#### INPUT:
◆ ◆ ◆

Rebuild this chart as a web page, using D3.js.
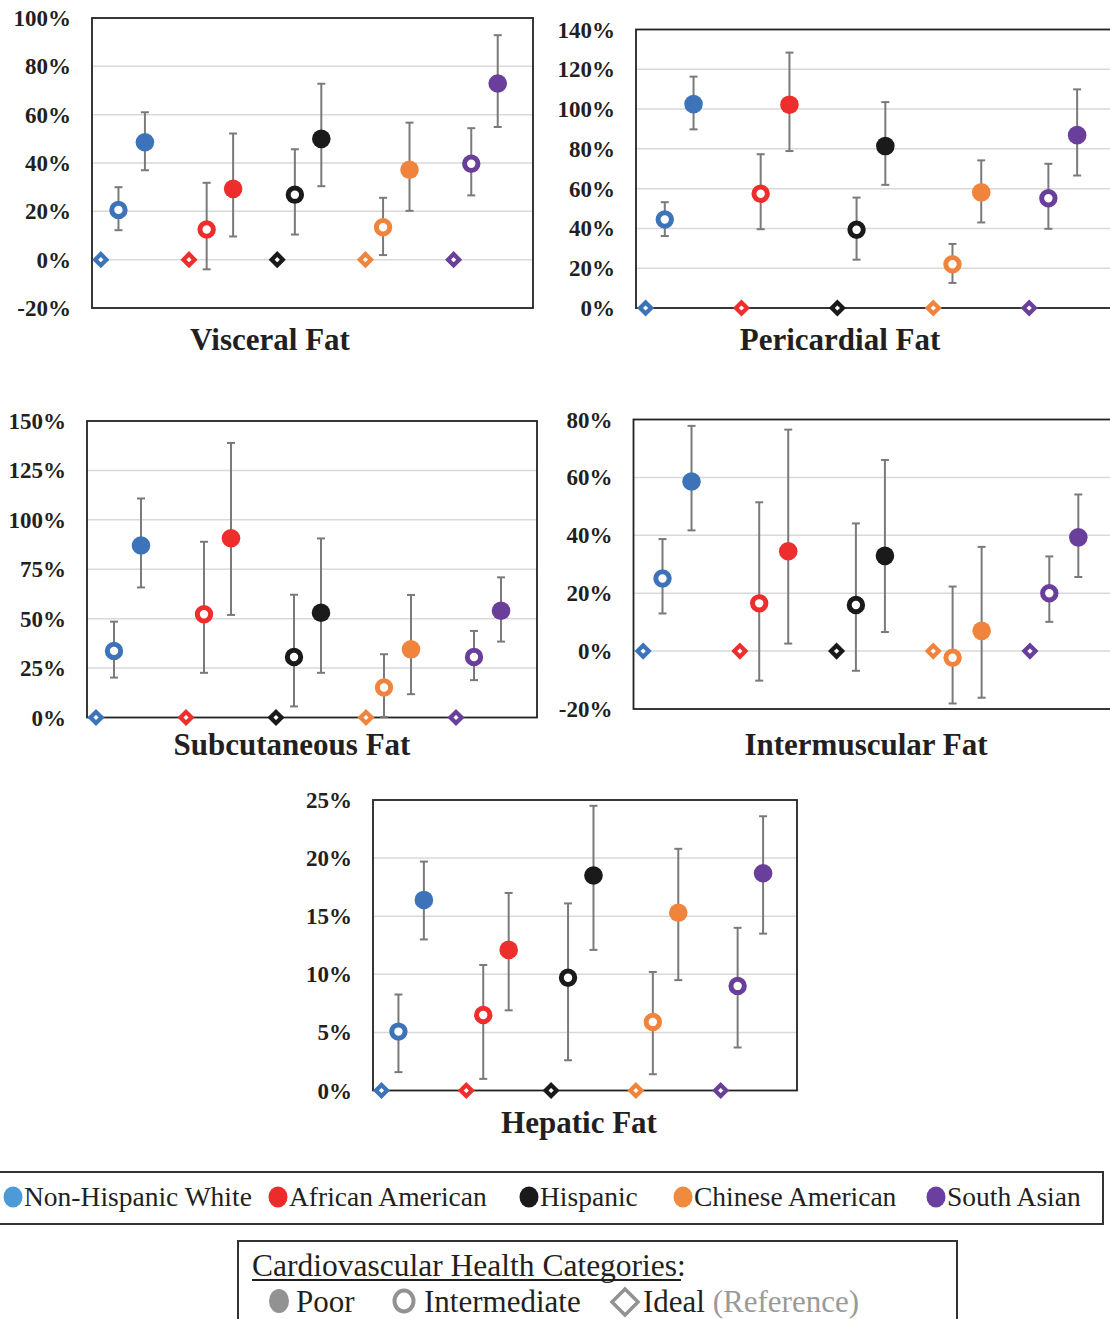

◆ ◆ ◆

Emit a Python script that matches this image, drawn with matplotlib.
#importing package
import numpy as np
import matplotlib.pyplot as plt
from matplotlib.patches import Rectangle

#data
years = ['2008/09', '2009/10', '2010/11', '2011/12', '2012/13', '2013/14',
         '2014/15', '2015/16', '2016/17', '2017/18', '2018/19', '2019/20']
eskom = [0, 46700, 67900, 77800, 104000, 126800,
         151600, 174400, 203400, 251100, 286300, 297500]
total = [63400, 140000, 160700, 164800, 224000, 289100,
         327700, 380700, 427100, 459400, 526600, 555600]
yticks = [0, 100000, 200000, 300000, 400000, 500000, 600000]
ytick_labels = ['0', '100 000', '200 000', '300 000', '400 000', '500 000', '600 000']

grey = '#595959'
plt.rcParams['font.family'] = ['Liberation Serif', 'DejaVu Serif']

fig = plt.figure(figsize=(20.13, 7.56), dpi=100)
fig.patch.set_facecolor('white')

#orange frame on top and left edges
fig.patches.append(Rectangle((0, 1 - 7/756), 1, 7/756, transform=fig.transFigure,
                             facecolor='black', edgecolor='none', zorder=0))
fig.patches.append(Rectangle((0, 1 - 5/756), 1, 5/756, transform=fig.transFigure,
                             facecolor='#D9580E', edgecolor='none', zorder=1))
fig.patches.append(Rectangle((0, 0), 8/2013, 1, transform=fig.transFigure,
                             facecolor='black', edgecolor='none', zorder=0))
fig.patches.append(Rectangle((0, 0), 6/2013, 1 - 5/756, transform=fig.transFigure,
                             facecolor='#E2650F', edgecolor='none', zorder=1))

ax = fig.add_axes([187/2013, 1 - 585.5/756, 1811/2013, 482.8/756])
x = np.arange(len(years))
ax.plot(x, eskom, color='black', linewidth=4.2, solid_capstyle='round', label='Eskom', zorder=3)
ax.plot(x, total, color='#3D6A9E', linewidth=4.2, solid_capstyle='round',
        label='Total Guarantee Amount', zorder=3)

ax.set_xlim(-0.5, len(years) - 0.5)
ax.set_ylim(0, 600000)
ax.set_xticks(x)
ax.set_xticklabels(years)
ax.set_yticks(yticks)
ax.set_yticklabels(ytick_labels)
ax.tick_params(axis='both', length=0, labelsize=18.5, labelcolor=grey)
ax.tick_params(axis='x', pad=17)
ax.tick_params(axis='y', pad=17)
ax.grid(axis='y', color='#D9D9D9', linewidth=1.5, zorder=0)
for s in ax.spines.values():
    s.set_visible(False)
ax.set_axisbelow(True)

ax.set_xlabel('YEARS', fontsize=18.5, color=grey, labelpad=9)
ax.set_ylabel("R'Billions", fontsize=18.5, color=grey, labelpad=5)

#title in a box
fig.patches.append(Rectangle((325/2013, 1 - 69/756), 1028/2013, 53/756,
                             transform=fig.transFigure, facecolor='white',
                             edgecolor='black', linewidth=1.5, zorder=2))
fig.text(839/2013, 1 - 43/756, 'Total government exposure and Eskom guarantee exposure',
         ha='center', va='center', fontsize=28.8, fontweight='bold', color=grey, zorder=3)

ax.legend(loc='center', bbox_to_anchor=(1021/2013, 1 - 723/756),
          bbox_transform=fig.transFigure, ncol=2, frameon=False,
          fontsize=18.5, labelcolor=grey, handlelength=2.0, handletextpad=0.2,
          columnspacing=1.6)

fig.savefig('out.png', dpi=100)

◆ ◆ ◆

#### YOUR GOAL:
Reproduce exactly the lines from the line with "Emit a Python" to the line with "from matplotlib.patches import Rectangle", both end lines included.

#### EXERCISE OUTPUT:
Emit a Python script that matches this image, drawn with matplotlib.
#importing package
import numpy as np
import matplotlib.pyplot as plt
from matplotlib.patches import Rectangle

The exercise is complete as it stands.